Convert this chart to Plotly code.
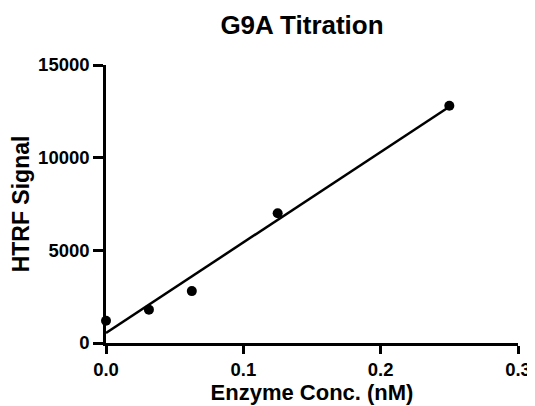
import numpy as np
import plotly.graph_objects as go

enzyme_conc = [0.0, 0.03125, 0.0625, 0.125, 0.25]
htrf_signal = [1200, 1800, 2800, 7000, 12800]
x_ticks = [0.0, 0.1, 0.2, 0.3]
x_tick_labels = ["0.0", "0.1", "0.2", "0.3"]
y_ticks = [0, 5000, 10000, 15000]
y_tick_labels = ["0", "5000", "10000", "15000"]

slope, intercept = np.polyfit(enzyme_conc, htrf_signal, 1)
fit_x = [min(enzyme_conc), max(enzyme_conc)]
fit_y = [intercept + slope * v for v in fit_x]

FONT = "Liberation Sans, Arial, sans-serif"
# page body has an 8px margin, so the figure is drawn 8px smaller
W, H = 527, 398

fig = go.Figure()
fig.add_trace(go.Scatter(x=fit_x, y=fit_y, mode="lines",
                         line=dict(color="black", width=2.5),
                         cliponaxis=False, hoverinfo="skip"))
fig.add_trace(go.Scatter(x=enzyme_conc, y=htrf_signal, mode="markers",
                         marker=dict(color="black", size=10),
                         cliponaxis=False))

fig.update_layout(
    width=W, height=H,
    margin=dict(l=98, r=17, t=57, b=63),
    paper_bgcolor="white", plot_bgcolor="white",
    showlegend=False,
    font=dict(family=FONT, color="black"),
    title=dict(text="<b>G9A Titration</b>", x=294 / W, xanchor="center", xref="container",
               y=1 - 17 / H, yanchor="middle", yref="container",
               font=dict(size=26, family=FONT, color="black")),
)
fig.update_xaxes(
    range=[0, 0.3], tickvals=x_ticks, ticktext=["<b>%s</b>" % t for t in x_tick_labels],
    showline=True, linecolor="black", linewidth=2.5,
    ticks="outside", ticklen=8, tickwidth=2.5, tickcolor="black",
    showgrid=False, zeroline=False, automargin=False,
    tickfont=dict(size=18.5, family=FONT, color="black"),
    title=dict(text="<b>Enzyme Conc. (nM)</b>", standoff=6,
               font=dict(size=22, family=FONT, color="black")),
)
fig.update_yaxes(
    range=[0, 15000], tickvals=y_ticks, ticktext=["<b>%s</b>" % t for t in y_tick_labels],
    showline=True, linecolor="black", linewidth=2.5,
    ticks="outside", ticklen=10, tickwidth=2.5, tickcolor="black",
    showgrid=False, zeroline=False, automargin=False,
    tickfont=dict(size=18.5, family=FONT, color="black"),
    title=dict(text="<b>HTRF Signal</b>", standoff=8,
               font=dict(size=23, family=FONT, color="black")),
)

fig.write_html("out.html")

### Set task
With the pictures left out, restate word for word every line of the data above, from the first down to the line that contains "W, H = 527, 398".

### Full answer
Convert this chart to Plotly code.
import numpy as np
import plotly.graph_objects as go

enzyme_conc = [0.0, 0.03125, 0.0625, 0.125, 0.25]
htrf_signal = [1200, 1800, 2800, 7000, 12800]
x_ticks = [0.0, 0.1, 0.2, 0.3]
x_tick_labels = ["0.0", "0.1", "0.2", "0.3"]
y_ticks = [0, 5000, 10000, 15000]
y_tick_labels = ["0", "5000", "10000", "15000"]

slope, intercept = np.polyfit(enzyme_conc, htrf_signal, 1)
fit_x = [min(enzyme_conc), max(enzyme_conc)]
fit_y = [intercept + slope * v for v in fit_x]

FONT = "Liberation Sans, Arial, sans-serif"
# page body has an 8px margin, so the figure is drawn 8px smaller
W, H = 527, 398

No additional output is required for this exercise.